A few months ago, we moved into a new house. Well, new to us, at least. As it turns out, it's about 100 years old and has 100-year-old house problems. But we loved the house more than we feared its problems and bought it anyway.
One of the "problems" was a cessspool in the backyard that needed to be fully decommissioned, which the seller paid for. It was great for us because it was a $6,000 project. But it created another problem: Our driveway was trashed. The heavy machinery pushed the gravel deep into the ground and left deep, muddy ruts where gravel once was.
Our neighbor asked us if we wanted to go in on a truckload of gravel with him, and we said yes. He knew a guy, and needed about one-third of the truckload.
As my husband and I talked about this super grown-up and adult thing we were about to do, he brought up the question that had crossed my mind during all of this.
Husband: What if our neighbor thinks he's doing us a favor? We don't know him that well.
Me: Well, that's a good question. But we are paying our share, will help him spread his gravel, and it seems like a pretty equal exchange where everyone wins.
Husband: That's true. But I'm worried that there will be strings attached.
Ah. Strings. Those things we get tied to, often without knowing. Those things that other people like to pull to get us to do what they want us to do, to evoke a sense of guilt or debt to get what they think we owe them.
Things can get tangled, fast.
My response to him was quick and clear.
"Strings only work if you allow yourself to be tied onto them."
We all have those friends who give with strings attached to their offerings. Sometimes the strings are bright red threads, sometimes they're more like translucent fishing line. Obvious or hidden from sight, we get tied in. Pulled in.
We are hooked.
We agree to pay the gravel guys, and help our neighbor rake his driveway. He agrees to use his connections to get a good deal on the gravel and pays his portion promptly. THE END.
I am fortunate enough to have a tightly knit group of friends and parents who give without strings attached. We show up for each other when we need it. Sometimes the need is greater for certain people at certain times. Sometimes we have more to give, sometimes less. But nobody is keeping a running tally of what we owe each other. We give when and where we can and trust that our needs will be met when they arise. 97 percent of the time, they are. We take the pay-it-forward philosophy to heart.
But we know that the rest of the world doesn't work that way.
So, we make agreements with clear expectations with new neighbors or people who are constantly trying to harness us with their strings in one way or another. We don't take the bait, we don't buy into it, we don't allow ambiguity to hook us into emotional debt.

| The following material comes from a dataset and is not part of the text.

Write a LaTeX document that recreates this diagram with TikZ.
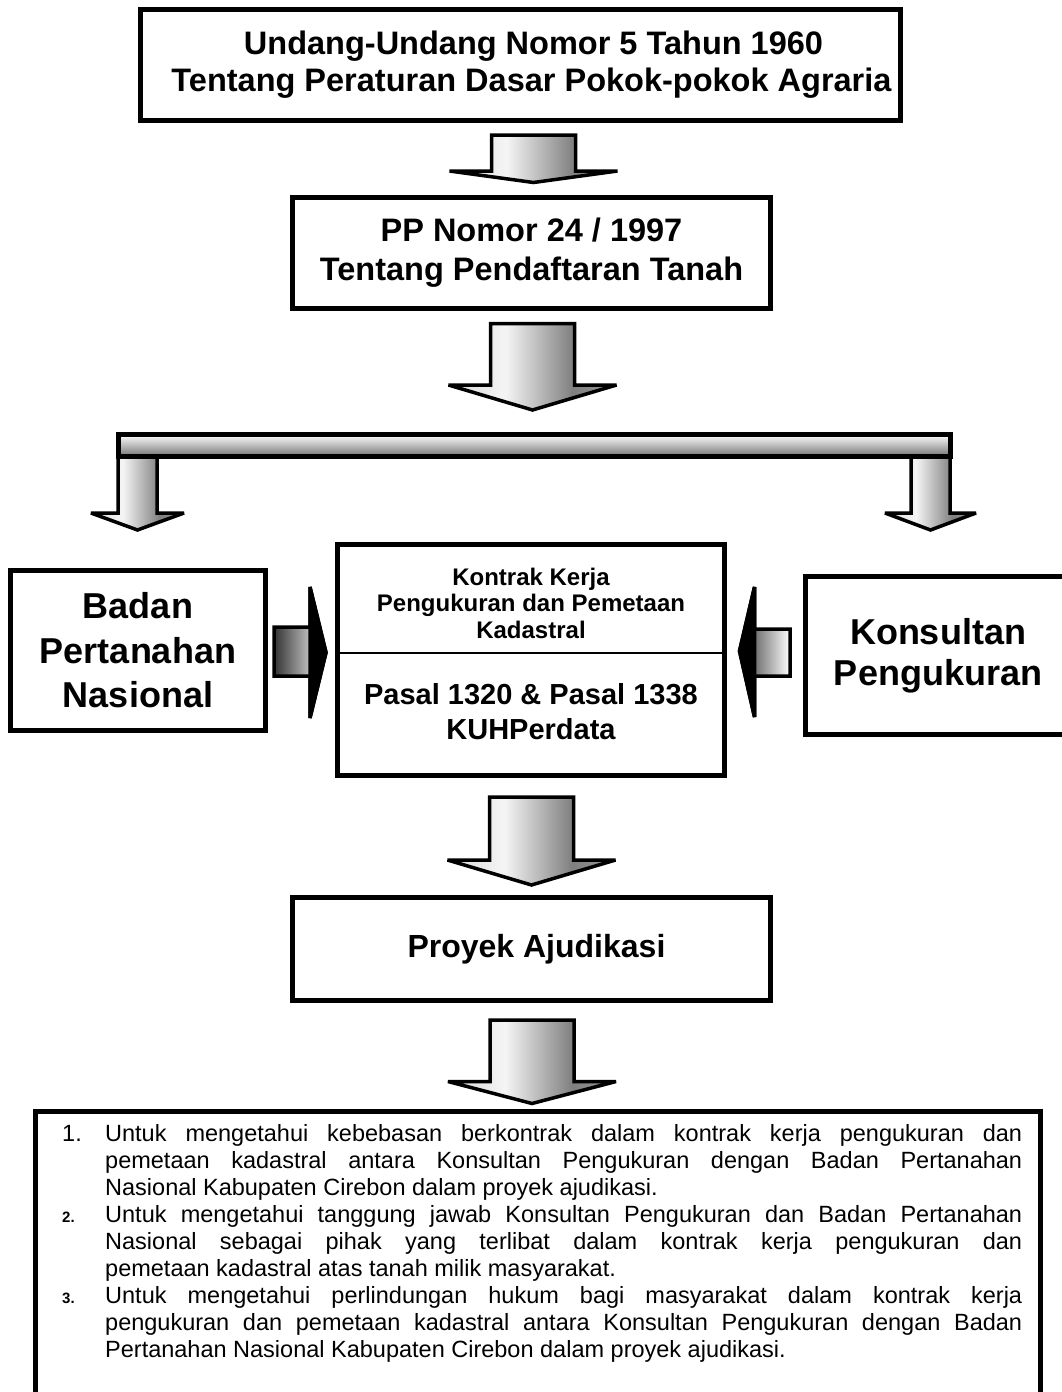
\documentclass[tikz,border=0pt]{standalone}
\usepackage{fontspec}
\setmainfont{Liberation Sans}
\usetikzlibrary{calc}

\pgfdeclarehorizontalshading{panahturun}{100bp}{color(0bp)=(black!15); color(25bp)=(black!15); color(42bp)=(black!4); color(62bp)=(black!50); color(75bp)=(black!40); color(100bp)=(black!40)}

\tikzset{
  kotak/.style={draw, line width=5pt, inner sep=0pt, align=center},
  panah/.style={draw, line width=3.5pt, line join=miter, miter limit=4, shade, shading=panahturun},
  panahsamping/.style={draw, line width=3.5pt, line join=miter, miter limit=4, left color=black!80, right color=white},
  kepala/.style={draw, fill=black, line width=3.5pt, line join=miter, miter limit=4},
}

% #1 asal, #2 tujuan, #3 jarak atas, #4 tinggi kepala, #5 jarak ujung, #6 geser x
\newcommand{\panahbawah}[6]{%
  \draw[panah] ($(#2.north |- #1.south)+(#6-42,#3)$) -- ($(#2.north |- #1.south)+(#6+42,#3)$)
    -- ($(#2.north)+(#6+42,-#5-#4)$) -- ($(#2.north)+(#6+84,-#5-#4)$) -- ($(#2.north)+(#6,-#5)$)
    -- ($(#2.north)+(#6-84,-#5-#4)$) -- ($(#2.north)+(#6-42,-#5-#4)$) -- cycle;}

\newcommand{\butir}[2]{\noindent\hangindent=43pt\hangafter=1\makebox[43pt][l]{#1}#2\par}

\begin{document}
\begin{tikzpicture}[x=1pt,y=-1pt]
\useasboundingbox (0,0) rectangle (1062,1392);

\node[kotak, minimum width=760, minimum height=111, font=\bfseries\fontsize{32.5}{37}\selectfont] (uu) at (520.5,65)
  {\hspace*{26pt}Undang-Undang Nomor 5 Tahun 1960\\\hspace*{22pt}Tentang Peraturan Dasar Pokok-pokok Agraria};
\node[kotak, minimum width=478, minimum height=111, font=\bfseries\fontsize{32.5}{39}\selectfont] (pp) at (531.5,252.5)
  {PP Nomor 24 / 1997\\Tentang Pendaftaran Tanah};
\node[kotak, minimum width=832, minimum height=22, top color=white, bottom color=black!55] (bar) at (534.5,445.5) {};

\node[kotak, minimum width=255, minimum height=160, font=\bfseries\fontsize{36}{44.5}\selectfont] (bpn) at (138,650.5)
  {Badan\\Pertanahan\\Nasional};
\node[kotak, minimum width=387, minimum height=231] (kontrak) at (531,660) {};
\node[kotak, minimum width=265, minimum height=158, font=\bfseries\fontsize{36}{41}\selectfont] (konsul) at (938,655.5)
  {Konsultan\\Pengukuran};
\node[kotak, minimum width=478, minimum height=103, font=\bfseries\fontsize{32}{38}\selectfont] (proyek) at (531.5,949)
  {\hspace*{10pt}Proyek Ajudikasi};
\node[kotak, minimum width=1005, minimum height=300] (tujuan) at (538,1261) {};

\coordinate (garis) at (0,653);
\draw[line width=1.2pt] (kontrak.west |- garis) -- (kontrak.east |- garis);
\node[align=center, inner sep=0pt, font=\bfseries\fontsize{24}{26.5}\selectfont] (kontrakatas) at (531,603)
  {Kontrak Kerja\\Pengukuran dan Pemetaan\\Kadastral};
\node[align=center, inner sep=0pt, font=\bfseries\fontsize{29}{35}\selectfont] (kontrakbawah) at (531,712)
  {Pasal 1320 \& Pasal 1338\\KUHPerdata};

\node[anchor=base west, inner sep=0pt, text width=960pt, align=justify, font=\fontsize{23.5}{27}\selectfont] (isi) at (62,1141) {%
\butir{1.}{Untuk mengetahui kebebasan berkontrak dalam kontrak kerja pengukuran dan\linebreak pemetaan kadastral antara Konsultan Pengukuran dengan Badan Pertanahan\linebreak Nasional Kabupaten Cirebon dalam proyek ajudikasi.}
\butir{{\bfseries\fontsize{15}{15}\selectfont 2.}}{Untuk mengetahui tanggung jawab Konsultan Pengukuran dan Badan Pertanahan\linebreak Nasional sebagai pihak yang terlibat dalam kontrak kerja pengukuran dan\linebreak pemetaan kadastral atas tanah milik masyarakat.}
\butir{{\bfseries\fontsize{15}{15}\selectfont 3.}}{Untuk mengetahui perlindungan hukum bagi masyarakat dalam kontrak kerja\linebreak pengukuran dan pemetaan kadastral antara Konsultan Pengukuran dengan Badan\linebreak Pertanahan Nasional Kabupaten Cirebon dalam proyek ajudikasi.}};

\panahbawah{uu}{pp}{12}{11.5}{12}{2}
\panahbawah{pp}{bar}{13}{25}{22}{-2}
\panahbawah{kontrak}{proyek}{19}{25}{10}{0}
\panahbawah{proyek}{tujuan}{17}{22}{5}{-6}

\draw[panah] ($(bar.south west)+(2,-4)$) -- ($(bar.south west)+(41,-4)$) -- ($(bar.south west)+(41,54)$)
  -- ($(bar.south west)+(68,54)$) -- ($(bar.south west)+(21.5,71)$) -- ($(bar.south west)+(-25,54)$)
  -- ($(bar.south west)+(2,54)$) -- cycle;
\draw[panah] ($(bar.south east)+(-42,-4)$) -- ($(bar.south east)+(-3,-4)$) -- ($(bar.south east)+(-3,54)$)
  -- ($(bar.south east)+(23,54)$) -- ($(bar.south east)+(-22.5,71)$) -- ($(bar.south east)+(-68,54)$)
  -- ($(bar.south east)+(-42,54)$) -- cycle;
\node[kotak, minimum width=832, minimum height=22, top color=white, bottom color=black!55] at (bar) {};

\draw[panahsamping] ($(bpn.east)+(6,-23.5)$) -- ($(bpn.east)+(42,-23.5)$) -- ($(bpn.east)+(42,-63.5)$)
  -- ($(kontrak.west)+(-9,-7.5)$) -- ($(bpn.east)+(42,67.5)$) -- ($(bpn.east)+(42,25.5)$)
  -- ($(bpn.east)+(6,25.5)$) -- cycle;
\draw[kepala] ($(bpn.east)+(42,-63.5)$) -- ($(kontrak.west)+(-9,-7.5)$) -- ($(bpn.east)+(42,67.5)$) -- cycle;
\draw[panahsamping] ($(konsul.west)+(-13,-26.5)$) -- ($(konsul.west)+(-48.5,-26.5)$) -- ($(konsul.west)+(-48.5,-68.5)$)
  -- ($(kontrak.east)+(12.5,-9)$) -- ($(konsul.west)+(-48.5,61.5)$) -- ($(konsul.west)+(-48.5,20.5)$)
  -- ($(konsul.west)+(-13,20.5)$) -- cycle;
\draw[kepala] ($(konsul.west)+(-48.5,-68.5)$) -- ($(kontrak.east)+(12.5,-9)$) -- ($(konsul.west)+(-48.5,61.5)$) -- cycle;
\end{tikzpicture}
\end{document}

And occasionally, we bow out of a relationship entirely. But those instances are few and far between, and become even more rare when we are clear about the transaction, and expectations around that transaction.
For example: We agree to pay the gravel guys, and help our neighbor rake his driveway. He agrees to use his connections to get a good deal on the gravel and pays his portion promptly. THE END. That's exactly what each of us have agreed to. Neither of us are on the hook for more than that, even if one of us implies otherwise or tries to use guilt to get something more out of the deal.
Is there room for misunderstanding? Of course. But we are adults now. We can voice our ideas, concerns, agreements, and hold our boundaries. We can work out misunderstandings. But we know the fastest way to living without strings is to be up front about expectations and exchanges, even if it's uncomfortable. Like money. Like time. Like emotional sweat equity.